Rompf emphasizes that in order to develop efficient Data Engineering Systems many different branches in IT research need to be combined. In his talk in the Lecture Series on Practical Data Engineering at HPI, he focuses on the role of programming languages and compilers in the development of these systems.
He begins by introducing research results of his early research career. The first presented result [1] is a technique to achieve asynchronous program behaviour while maintaining an easy to follow synchronous code syntax. It utilizes the type system of programming languages. An implemented ‘sleep’ function for example can be tracked in the type system. Using an effect annotation, the ‘sleep’ primitive can be used to work in an asynchronous way.
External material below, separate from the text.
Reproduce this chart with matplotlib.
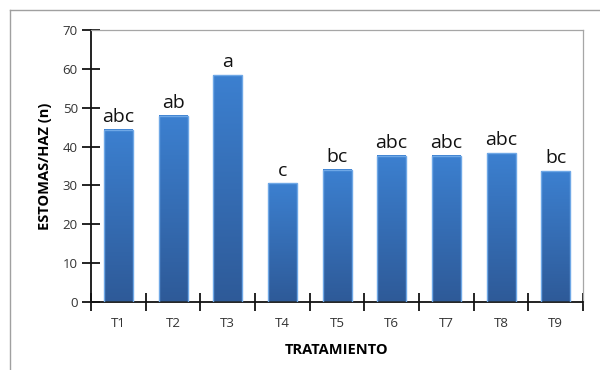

This technique, called delimited control operators, can be seen as a way to mitigate the dreaded ‘callback-hell’ often seen in complex asynchronous code.
The second result [2] again uses the type system. This time the goal is to have high-level code be executed as efficiently as optimized low-level code. By overloading operations using a marker type constructor in the type system, efficient execution could be enabled while maintaining a higher level of abstraction. E.g. operations on a floating point variable could be implemented such that they construct a computational graph that enables fast execution.
Multi-Stage Programming for straight-forward development of Query Engines
Following the introduction of these research results, Rompf focuses on the concept of Query Engines. He initially addresses the usual procedure of transforming a Query Language input into a Logical and then a Physical Execution Plan. Rompf states that these steps are similar to what a standard compiler does when compiling source code. The only difference is that Query Engines do not generate native code in the end. Disk access bottlenecks in earlier stages of database research made this optimization unnecessary. With the abundance of main memory nowadays however, the translation into native code becomes more relevant.
As a milestone, Rompf mentions a paper that proposes using LLVM, a modular compiler framework, to compile queries in order to enhance performance [3]. This however is still a low-level approach. The second milestone was a paper published in 2016 in which various intermediate languages were used to implement the generation of native code [4]. Given a translation between these languages this may result in efficient low-level code. The problem here is that those languages and translations need to be defined and their correctness ensured. The paper concludes that ‘creating a query compiler that produces highly optimized code is a formidable challenge.’
In order to simplify this, Rompf introduces the idea of Futamura-projections that were introduced by Yoshihiko Futamura in 1971 [5]. The key insights of the first Futamura Projection is that compilers and interpreters are not fundamentally different. In fact, an interpreter can be transformed into a compiler through specialization. However the component to automatically generate specialized interpreters (historically called “mix”) is difficult to implement. This problem can be met using an additional level of indirection. The idea of multi-stage-programming (second research result as above), which makes use of the type system, can be a solution to the problem. If custom types are implemented such that they generate specialized code for overloaded operations, this specialized code can be executed without changing the original code. If an interpreter is implemented using these custom types, the resulting ‘staged-interpreter’ can be used to compile code.